Guillaume Wagner présentait hier soir au Théâtre Outremont Du cœur au ventre, son troisième spectacle solo. De retour avec un humour toujours aussi acide, mais plus réfléchi, il a servi une bonne dose d’énergie punk à son public, qu’il a invité tout au long de la soirée à tout envoyer balader.

Guillaume Wagner le reconnaît lui-même : il ne vit pas à la bonne époque. Et il est souvent à un cheveu de passer pour un moralisateur donneur de leçons qui lave plus blanc que blanc. Pourtant, après l’avoir écouté pendant près de 90 minutes, force est d’admettre que l’humoriste évite habilement ce piège pour transmettre un message qui devrait particulièrement déplaire aux détracteurs de la « gauche bien-pensante ».

Bien que son message révolutionnaire punk ne date pas d’hier, Guillaume Wagner y apporte une touche d’humour très efficace, particulièrement grâce à ses observations de notre société et de ses propres travers. L’humoriste fâché envoie tout promener. Et s’il devait écrire un livre de croissance personnelle, il n’aurait qu’un seul mantra : dire « fuck you » à tout ! À nous-mêmes, d’abord, mais aussi au système, aux conventions, et surtout au showbiz et aux réseaux sociaux.

Guillaume Wagner semble à la fois fasciné et dégoûté par la colonie artistique sur laquelle il porte un regard inquisiteur et dont il remet en question l’intégrité. L’humoriste fait dans la caricature, bien entendu, mais on ne peut que la raccorder à sa sortie publique concernant le choix de Martin Matte de s’associer à Maxi.

« Je pourrais me rentrer une bouteille de Coke dans le rectum que les gens diraient : “Ça va bien ses affaires, Coke l’a choisi !” »

Wagner pose aussi un regard acéré sur son propre clan, l’industrie de l’humour, cette réunion d’artistes « en manque d’amour à combler ». À quelques reprises au cours de la soirée, il teste les limites de son public et se permet de flirter avec les limites qu’il veut bien lui accorder. « J’ai besoin d’un public de gens brisés en dedans, de personnes cyniques », admet-il.
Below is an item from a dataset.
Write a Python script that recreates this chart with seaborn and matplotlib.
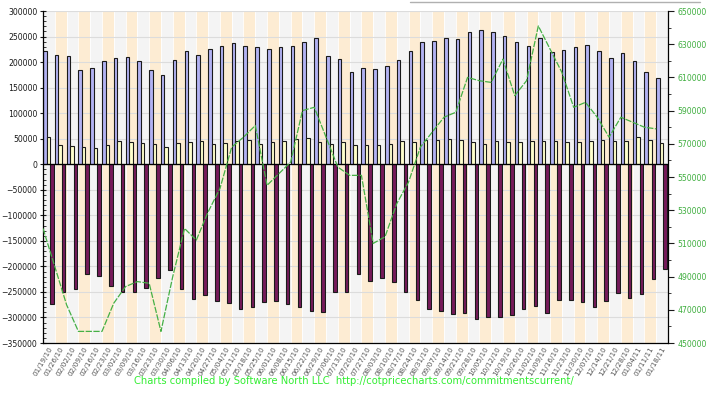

L’humoriste propose un numéro très réussi sur ses réflexions découlant du mouvement #metoo, en s’adressant particulièrement aux hommes et en les invitant à combattre leur viking intérieur et à repousser leur masculinité toxique. Il en profite d’ailleurs pour dénoncer les blagues sexistes que certains de ses confrères peuvent encore faire en 2019. Une déclaration plutôt ironique de la part d’un humoriste qui s’est lui-même, par le passé, déjà prêté à l’exercice (saluons Marie-Élaine Thibert).

Dénonçant l’individualisme de sa génération, Guillaume Wagner voit dans les réseaux sociaux l’expression la plus simple du narcissisme.

« Tassez-vous, la vie n’est qu’une succession de paysages pour mon magnifique visage », lance-t-il en imitant les jeunes armés de perche télescopique pour téléphone intelligent en quête du meilleur selfie. Son numéro sur l’internet et les réseaux sociaux est particulièrement drôle et bien ficelé. « Tout le monde est gênant, personne n’est gêné », précise l’humoriste à propos d’Instagram et d’autres plateformes du genre.

« Ramenez la honte ! », ajoute-t-il.

L’humoriste anticonformiste invite aussi son public à la rébellion, à mettre un peu de chaos dans une société trop ordonnée. « Je vous donne la morale de mon spectacle : y’en a pas. Trouve-là toi-même. Développe ton propre esprit critique ! », balance l’humoriste.

Avec Du cœur au ventre, Guillaume Wagner propose de loin son meilleur spectacle.

Bien écrit malgré quelques observations faciles sur certains sujets (comme les climatosceptiques), ce spectacle ne révolutionne pas le monde de l’humour, mais rappelle qu’il est possible de blaguer et, surtout, de penser autrement. Le sens de l’observation et de la formule de Guillaume Wagner est particulièrement intéressant. L’humoriste navigue habilement sur son cynisme sans tomber dans la moralisation. On ressort diverti et rassasié par son contenu, tout en fredonnant l’air de Fight the Power de Public Enemy sur le chemin du retour.

★★★½ Du cœur au ventre. Guillaume Wagner. En tournée au Québec.